The parameters used in the experiment for our algorithm called \(\mathbf {FqCC}\) (Full-quaternion Color Correction) are the following: \( \mu = ((i+j+k)/\sqrt{3}) \), \( \beta = 1.5 \). The window and standard deviation of the Gaussian filter are respectively 3 and 0.8. The person image is segmented with a parsing person algorithm [20] to get the trunk and legs (see Fig. 1(i) and (j)). The feature vector is composed of the histograms of the color channels -red, green and blue- of the trunk and legs (because there are pixels that belong to clothing), also the hue and contrast histograms of the whole image using the \( \sinh (|Vq|) \) for contrast and the hue channel of the HSV color space. The Bathacharyya distance [21] is used three times for the person marching for 16, 32 and 64 bins in the feature vector histograms (see Table 1). The algorithms used in the comparison are applied in the pre-processing step for person re-identification such as: multiscale retinex (MSR) adapted in the work of Liao [12], Shades of Grey (SofG) and Grey-World (GW) the framework [22]. Others algorithms as maxRGB (Mrgb), Grey-Edge (GE), Weighted Grey-Edge (WGE) [23] are used and original images (OI) without transformations, too.

Fig. 1.
figure 1

Shows different results of the algorithms used for color correction (row above are VIPeR images ans row below are GRID images), (a) OI, (b) SofG, (c) GW, (d) Mrgb, (e) GE, (f) WGE (g) MSR, (h) \(\mathbf {FqCC}\). The image (j) is the trunk and legs of the image (i). (Color figure online)

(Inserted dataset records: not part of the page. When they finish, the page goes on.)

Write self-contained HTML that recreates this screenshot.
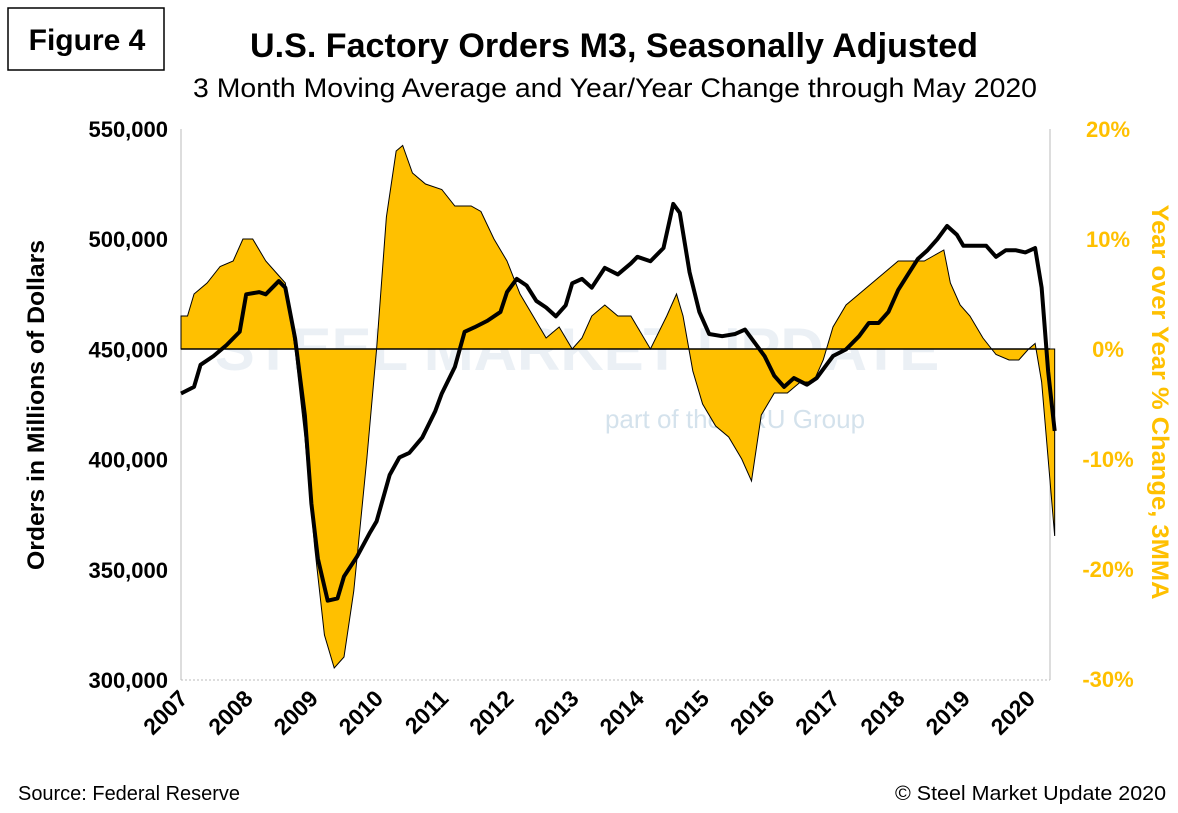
<!DOCTYPE html>
<html><head><meta charset="utf-8"><style>
body{margin:0;background:#fff;font-family:"Liberation Sans",sans-serif}
</style></head><body>
<svg width="1178" height="808" viewBox="0 0 1178 808" font-family="Liberation Sans, sans-serif">
<rect x="8" y="8" width="156" height="62" fill="#fff" stroke="#000" stroke-width="1.5"/>
<text x="87" y="50" font-size="30" font-weight="bold" text-anchor="middle">Figure 4</text>
<text x="614" y="57" font-size="34" font-weight="bold" text-anchor="middle" textLength="728" lengthAdjust="spacingAndGlyphs">U.S. Factory Orders M3, Seasonally Adjusted</text>
<text x="615" y="97" font-size="27" text-anchor="middle" textLength="844" lengthAdjust="spacingAndGlyphs">3 Month Moving Average and Year/Year Change through May 2020</text>
<text x="577" y="370" font-size="60" font-weight="bold" fill="#c8d6e4" opacity="0.35" text-anchor="middle">STEEL MARKET UPDATE</text>
<text x="735" y="428" font-size="26" fill="#b8cfe0" opacity="0.6" text-anchor="middle">part of the CRU Group</text>
<line x1="181" y1="129" x2="181" y2="680" stroke="#bbb"/>
<line x1="1050" y1="129" x2="1050" y2="680" stroke="#bbb"/>
<line x1="181" y1="680" x2="1050" y2="680" stroke="#bbb" stroke-dasharray="2,2"/>
<g id="area"></g><g id="line"></g><g id="axes"></g>
<text transform="translate(44,405) rotate(-90)" font-size="24" font-weight="bold" text-anchor="middle" textLength="330" lengthAdjust="spacingAndGlyphs">Orders in Millions of Dollars</text>
<text transform="translate(1152,402) rotate(90)" font-size="24" font-weight="bold" fill="#ffc000" text-anchor="middle" textLength="395" lengthAdjust="spacingAndGlyphs">Year over Year % Change, 3MMA</text>
<text x="18" y="800" font-size="20" textLength="222" lengthAdjust="spacingAndGlyphs">Source: Federal Reserve</text>
<text x="1166" y="800" font-size="20" text-anchor="end" textLength="271" lengthAdjust="spacingAndGlyphs">© Steel Market Update 2020</text>
</svg>
<script>
const lineT=[2007.0,2007.2,2007.3,2007.5,2007.7,2007.9,2008.0,2008.2,2008.3,2008.5,2008.6,2008.75,2008.9,2009.0,2009.1,2009.25,2009.4,2009.5,2009.7,2009.9,2010.0,2010.2,2010.35,2010.5,2010.7,2010.9,2011.0,2011.2,2011.35,2011.5,2011.7,2011.9,2012.0,2012.15,2012.3,2012.45,2012.6,2012.75,2012.9,2013.0,2013.15,2013.3,2013.5,2013.7,2013.9,2014.0,2014.2,2014.4,2014.55,2014.65,2014.8,2014.95,2015.1,2015.3,2015.5,2015.65,2015.8,2015.95,2016.1,2016.25,2016.4,2016.6,2016.75,2016.9,2017.0,2017.2,2017.4,2017.55,2017.7,2017.85,2018.0,2018.15,2018.3,2018.45,2018.6,2018.75,2018.9,2019.0,2019.2,2019.35,2019.5,2019.65,2019.8,2019.95,2020.1,2020.2,2020.3,2020.4];
const orders=[430,433,443,447,452,458,475,476,475,481,478,455,420,380,355,336,337,347,356,367,372,393,401,403,410,422,430,442,458,460,463,467,476,482,479,472,469,465,470,480,482,478,487,484,489,492,490,496,516,512,485,467,457,456,457,459,453,447,438,433,437,434,437,443,447,450,456,462,462,467,477,484,491,495,500,506,502,497,497,497,492,495,495,494,496,478,440,413];
const areaT=[2007.0,2007.1,2007.2,2007.4,2007.6,2007.8,2007.95,2008.1,2008.3,2008.45,2008.6,2008.75,2008.9,2009.05,2009.2,2009.35,2009.5,2009.65,2009.85,2010.0,2010.15,2010.3,2010.4,2010.55,2010.75,2011.0,2011.2,2011.45,2011.6,2011.8,2012.0,2012.2,2012.4,2012.6,2012.8,2013.0,2013.15,2013.3,2013.5,2013.7,2013.9,2014.0,2014.2,2014.45,2014.6,2014.7,2014.85,2015.0,2015.2,2015.4,2015.6,2015.75,2015.9,2016.1,2016.3,2016.5,2016.7,2016.85,2017.0,2017.2,2017.4,2017.6,2017.8,2018.0,2018.2,2018.4,2018.55,2018.7,2018.8,2018.95,2019.1,2019.3,2019.5,2019.7,2019.85,2020.0,2020.1,2020.2,2020.3,2020.4];
const yoy=[3,3,5,6,7.5,8,10,10,8,7,6,0,-8,-18,-26,-29,-28,-22,-10,0,12,18,18.5,16,15,14.5,13,13,12.5,10,8,5,3,1,2,0,1,3,4,3,3,2,0,3,5,3,-2,-5,-7,-8,-10,-12,-6,-4,-4,-3,-3,-1,2,4,5,6,7,8,8,8,8.5,9,6,4,3,1,-0.5,-1,-1,0,0.5,-3,-10,-17];
const leftTicks=[300000,350000,400000,450000,500000,550000];
const rightTicks=[-30,-20,-10,0,10,20];
const years=[2007,2008,2009,2010,2011,2012,2013,2014,2015,2016,2017,2018,2019,2020];
const NS="http://www.w3.org/2000/svg";
const X=t=>181+(t-2007)*65.2;
const YL=v=>680-(v-300)*551/250;
const YR=v=>349-v*11;
function mk(tag,attrs,parent){const e=document.createElementNS(NS,tag);for(const k in attrs)e.setAttribute(k,attrs[k]);document.getElementById(parent).appendChild(e);return e;}
let d=`M${X(areaT[0])},${YR(0)}`;areaT.forEach((t,i)=>d+=`L${X(t)},${YR(yoy[i])}`);d+=`L${X(areaT[areaT.length-1])},${YR(0)}Z`;
const a=mk('path',{d:d,fill:'#ffc000',stroke:'#000','stroke-width':1},'area');


const z=mk('line',{x1:181,x2:1050,y1:YR(0),y2:YR(0),stroke:'#000','stroke-width':1.5},'area');


let p=lineT.map((t,i)=>(i?'L':'M')+X(t)+','+YL(orders[i])).join('');
const l=mk('path',{d:p,fill:'none',stroke:'#000','stroke-width':4,'stroke-linejoin':'round'},'line');


leftTicks.forEach(v=>{const t=mk('text',{x:168,y:YL(v/1000)+8,'font-size':22,'font-weight':'bold','text-anchor':'end'},'axes');t.textContent=v.toLocaleString('en-US');

});
rightTicks.forEach(v=>{const t=mk('text',{x:1108,y:YR(v)+8,'font-size':22,'font-weight':'bold','text-anchor':'middle',fill:'#ffc000'},'axes');t.textContent=v+'%';

});
years.forEach(y=>{const x=X(y)+8;const t=mk('text',{x:x,y:700,'font-size':23,'font-weight':'bold','text-anchor':'end',transform:`rotate(-45 ${x} 700)`},'axes');t.textContent=y;

});
</script>
</body></html>
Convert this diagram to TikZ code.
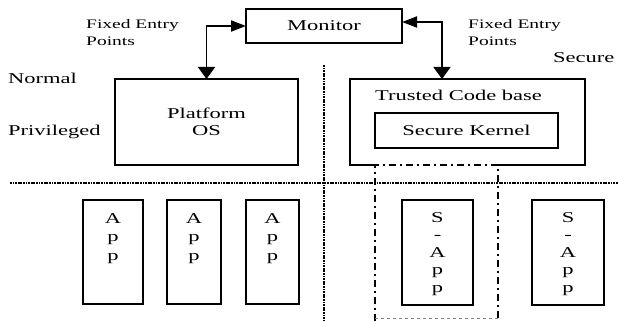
\documentclass[tikz,border=0pt]{standalone}
\usepackage{fontspec}
\setmainfont{Liberation Serif}[FakeStretch=1.5]
\usetikzlibrary{arrows.meta}
\begin{document}
\begin{tikzpicture}[x=1pt,y=-1pt,
  box/.style={draw, line width=1.5pt, inner sep=0pt, outer sep=0pt},
  lbl/.style={inner sep=0pt, font=\fontsize{15}{17}\selectfont},
  small/.style={inner sep=0pt, font=\fontsize{13}{17}\selectfont, align=left},
  conn/.style={line width=1.8pt, {Triangle[length=15pt,width=11pt]}-{Triangle[length=12pt,width=17pt]}},
  divider/.style={line width=1.6pt, dash pattern=on 1.8pt off 0.8pt},
  tcbline/.style={line width=1.6pt, dash pattern=on 7pt off 4pt on 2pt off 4pt},
]
\useasboundingbox (0,0) rectangle (618,321);

% dividers
\coordinate (vtop) at (324,65);
\coordinate (vbot) at (324,321);
\coordinate (hl) at (10,183);
\coordinate (hr) at (618,183);
\draw[divider] (vtop) -- (vbot);
\draw[divider] (hl) -- (hr);

% monitor
\node[box, lbl, minimum width=156pt, minimum height=34pt] (mon) at (324,26) {Monitor};

% platform OS
\node[box, lbl, align=center, minimum width=183pt, minimum height=86pt] (plat) at (206.5,122) {Platform\\OS};

% trusted code base
\node[inner sep=0pt, outer sep=0pt, minimum width=235pt, minimum height=86pt] (tcb) at (467.5,122) {};
\coordinate (tl) at ([xshift=-92.5pt]tcb.south);
\coordinate (tr) at ([xshift=30.5pt]tcb.south);
\coordinate (bl) at (375,321);
\coordinate (br) at (498,321);
\draw[line width=1.5pt] (tl) -- (tcb.south west) -- (tcb.north west) -- (tcb.north east) -- (tcb.south east) -- (tr);
\draw[tcbline] (bl) -- (tl) -- (tr) -- (br);
\coordinate (dl) at (375,318);
\coordinate (dr) at (498,318);
\draw[gray, dashed, line width=1pt] (dl) -- (dr);
\node[lbl, anchor=base west] (tcbt) at (375,100.5) {Trusted Code base};
\node[box, lbl, minimum width=183pt, minimum height=35pt] (sk) at (466.5,130.5) {Secure Kernel};

% connectors
\draw[conn] (mon.west) -| (plat.north);
\draw[conn] ([yshift=4pt]mon.east) -| ([xshift=-25.5pt]tcb.north);

% labels
\node[small, anchor=north west] (fel) at (86,19) {Fixed Entry\\Points};
\node[small, anchor=north west] (fer) at (468,19) {Fixed Entry\\Points};
\node[lbl, anchor=base west] (normal) at (8,83) {Normal};
\node[lbl, anchor=base west] (priv) at (8,135) {Privileged};
\node[lbl, anchor=base west] (secure) at (553,63) {Secure};

% apps
\node[box, minimum width=60pt, minimum height=104pt] (app1) at (113,252) {};
\node[box, minimum width=54pt, minimum height=104pt] (app2) at (194,252) {};
\node[box, minimum width=53pt, minimum height=104pt] (app3) at (272.5,252) {};
\node[lbl, align=center, anchor=north, font=\fontsize{15}{18.5}\selectfont] (app1t) at (113,213) {A\\p\\p};
\node[lbl, align=center, anchor=north, font=\fontsize{15}{18.5}\selectfont] (app2t) at (194,213) {A\\p\\p};
\node[lbl, align=center, anchor=north, font=\fontsize{15}{18.5}\selectfont] (app3t) at (272.5,213) {A\\p\\p};

% secure apps
\node[box, minimum width=71pt, minimum height=105pt] (sapp1) at (437.5,252.5) {};
\node[box, minimum width=72pt, minimum height=105pt] (sapp2) at (568,252.5) {};
\node[lbl, align=center, anchor=north, font=\fontsize{15}{17.5}\selectfont] (sapp1t) at (437.5,212) {S\\-\\A\\p\\p};
\node[lbl, align=center, anchor=north, font=\fontsize{15}{17.5}\selectfont] (sapp2t) at (568,212) {S\\-\\A\\p\\p};
\end{tikzpicture}
\end{document}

Table 1. Experimets with Bathacharyya distance.

In Fig. 1 (h - above) it can be seen that our algorithm removes the noise (black small regions in the dress) by white color in correspondence with true color of the dress and the arm edges are smoothed unlike the other algorithms. Also in Fig. 1 (h - below) image contrast is improved and yellow color decreases (considered as noise). The results obtained are shown in Table 1 where our algorithm gets the best results for a value of 0.7308 (to 16 bins) in the VIPeR dataset and 0.5876 (to 32 bins) in the GRID dataset. The values obtained in the GRID dataset are lower than those of VIPeR dataset due to the high noise level of the person images in the GRID dataset. The results show that not always the algorithms used to improve the colors in the images achieve their goals, as it is the case of SofG, GW, GE and WGE (with VIPeR) that obtained values smaller than the experiment with the image without transforming it and MSR, SofG, GW, Mrgb and WGE in the GRID dataset. However, the algorithm herein proposed obtains the best results by contributing to the elimination of false colors (edges and isolated colors). This results are also, by the transformations of the image in the frequency domain and the incorporation of (CDCE) as an element of the full-quaternion.

5 Conclusions

Obtaining a value (real part), based on the clear-dark contrast effect, allows the construction of a full-quaternion and applying transformations in the frequency domain make it possible to correct the color and to improve the image. It was possible to establish an adaptive gamma function to display the image without losing information of the real part. For future works, we are going to design a local approach to color correction and design a metric of image quality (without ground truth).